## [TASK PROMPT]
Reproduce every line of the listing as written, apart from the pictures.

++++++++++++++++++++

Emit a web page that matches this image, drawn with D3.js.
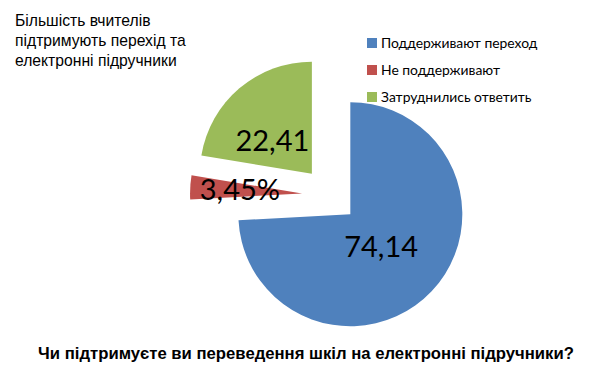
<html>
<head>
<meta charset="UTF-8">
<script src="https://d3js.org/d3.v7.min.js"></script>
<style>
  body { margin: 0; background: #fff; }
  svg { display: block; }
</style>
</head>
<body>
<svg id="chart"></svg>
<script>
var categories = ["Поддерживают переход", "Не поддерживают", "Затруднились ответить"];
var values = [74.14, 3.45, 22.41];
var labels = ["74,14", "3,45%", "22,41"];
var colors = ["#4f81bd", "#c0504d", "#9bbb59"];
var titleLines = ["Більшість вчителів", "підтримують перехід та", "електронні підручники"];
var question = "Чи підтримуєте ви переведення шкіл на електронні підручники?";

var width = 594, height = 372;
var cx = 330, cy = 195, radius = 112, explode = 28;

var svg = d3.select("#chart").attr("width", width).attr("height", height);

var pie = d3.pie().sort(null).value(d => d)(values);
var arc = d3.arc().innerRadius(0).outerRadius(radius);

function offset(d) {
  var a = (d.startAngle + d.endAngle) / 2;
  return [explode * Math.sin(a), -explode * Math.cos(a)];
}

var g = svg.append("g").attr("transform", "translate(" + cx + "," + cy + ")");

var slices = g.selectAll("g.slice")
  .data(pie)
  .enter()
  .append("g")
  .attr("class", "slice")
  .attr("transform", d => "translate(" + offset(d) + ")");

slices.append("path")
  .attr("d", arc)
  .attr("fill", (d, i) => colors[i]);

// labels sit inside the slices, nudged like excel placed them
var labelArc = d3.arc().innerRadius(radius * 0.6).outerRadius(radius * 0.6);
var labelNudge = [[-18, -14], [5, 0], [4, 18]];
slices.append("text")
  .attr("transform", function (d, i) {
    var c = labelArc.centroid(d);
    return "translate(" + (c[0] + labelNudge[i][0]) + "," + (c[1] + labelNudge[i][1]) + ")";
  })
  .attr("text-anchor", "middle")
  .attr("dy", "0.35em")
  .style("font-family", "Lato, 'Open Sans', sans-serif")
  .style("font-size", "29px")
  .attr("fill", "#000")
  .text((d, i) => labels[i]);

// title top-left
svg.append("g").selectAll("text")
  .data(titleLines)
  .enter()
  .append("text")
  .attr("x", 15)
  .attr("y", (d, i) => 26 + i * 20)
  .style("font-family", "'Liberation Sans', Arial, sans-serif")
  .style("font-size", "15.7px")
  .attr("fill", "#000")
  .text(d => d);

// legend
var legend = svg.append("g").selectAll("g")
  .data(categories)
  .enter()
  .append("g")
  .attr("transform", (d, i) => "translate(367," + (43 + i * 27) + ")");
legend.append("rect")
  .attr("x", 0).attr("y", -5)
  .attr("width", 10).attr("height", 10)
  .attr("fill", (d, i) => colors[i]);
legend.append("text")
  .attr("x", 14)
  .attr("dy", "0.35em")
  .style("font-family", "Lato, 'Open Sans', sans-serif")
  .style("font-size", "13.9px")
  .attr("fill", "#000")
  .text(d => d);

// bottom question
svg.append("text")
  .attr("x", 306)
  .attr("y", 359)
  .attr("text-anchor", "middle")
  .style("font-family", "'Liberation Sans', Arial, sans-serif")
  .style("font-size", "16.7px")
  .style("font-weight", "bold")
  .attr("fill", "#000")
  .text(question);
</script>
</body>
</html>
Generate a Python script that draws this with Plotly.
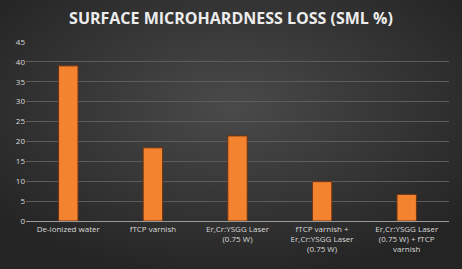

++++++++++++++++++++

## [RESULT OF THE TASK]
Emit a web page that matches this image, drawn with D3.js.
<html>
<head>
<meta charset="UTF-8">
<script src="https://d3js.org/d3.v7.min.js"></script>
<style>
  body { margin: 0; background: #fff; }
  svg { display: block; }
</style>
</head>
<body>
<svg id="chart"></svg>
<script>
var categories = ["Поддерживают переход", "Не поддерживают", "Затруднились ответить"];
var values = [74.14, 3.45, 22.41];
var labels = ["74,14", "3,45%", "22,41"];
var colors = ["#4f81bd", "#c0504d", "#9bbb59"];
var titleLines = ["Більшість вчителів", "підтримують перехід та", "електронні підручники"];
var question = "Чи підтримуєте ви переведення шкіл на електронні підручники?";

var width = 594, height = 372;
var cx = 330, cy = 195, radius = 112, explode = 28;

var svg = d3.select("#chart").attr("width", width).attr("height", height);

var pie = d3.pie().sort(null).value(d => d)(values);
var arc = d3.arc().innerRadius(0).outerRadius(radius);

function offset(d) {
  var a = (d.startAngle + d.endAngle) / 2;
  return [explode * Math.sin(a), -explode * Math.cos(a)];
}

var g = svg.append("g").attr("transform", "translate(" + cx + "," + cy + ")");

var slices = g.selectAll("g.slice")
  .data(pie)
  .enter()
  .append("g")
  .attr("class", "slice")
  .attr("transform", d => "translate(" + offset(d) + ")");

slices.append("path")
  .attr("d", arc)
  .attr("fill", (d, i) => colors[i]);

// labels sit inside the slices, nudged like excel placed them
var labelArc = d3.arc().innerRadius(radius * 0.6).outerRadius(radius * 0.6);
var labelNudge = [[-18, -14], [5, 0], [4, 18]];
slices.append("text")
  .attr("transform", function (d, i) {
    var c = labelArc.centroid(d);
    return "translate(" + (c[0] + labelNudge[i][0]) + "," + (c[1] + labelNudge[i][1]) + ")";
  })
  .attr("text-anchor", "middle")
  .attr("dy", "0.35em")
  .style("font-family", "Lato, 'Open Sans', sans-serif")
  .style("font-size", "29px")
  .attr("fill", "#000")
  .text((d, i) => labels[i]);

// title top-left
svg.append("g").selectAll("text")
  .data(titleLines)
  .enter()
  .append("text")
  .attr("x", 15)
  .attr("y", (d, i) => 26 + i * 20)
  .style("font-family", "'Liberation Sans', Arial, sans-serif")
  .style("font-size", "15.7px")
  .attr("fill", "#000")
  .text(d => d);

// legend
var legend = svg.append("g").selectAll("g")
  .data(categories)
  .enter()
  .append("g")
  .attr("transform", (d, i) => "translate(367," + (43 + i * 27) + ")");
legend.append("rect")
  .attr("x", 0).attr("y", -5)
  .attr("width", 10).attr("height", 10)
  .attr("fill", (d, i) => colors[i]);
legend.append("text")
  .attr("x", 14)
  .attr("dy", "0.35em")
  .style("font-family", "Lato, 'Open Sans', sans-serif")
  .style("font-size", "13.9px")
  .attr("fill", "#000")
  .text(d => d);

// bottom question
svg.append("text")
  .attr("x", 306)
  .attr("y", 359)
  .attr("text-anchor", "middle")
  .style("font-family", "'Liberation Sans', Arial, sans-serif")
  .style("font-size", "16.7px")
  .style("font-weight", "bold")
  .attr("fill", "#000")
  .text(question);
</script>
</body>
</html>
Generate a Python script that draws this with Plotly.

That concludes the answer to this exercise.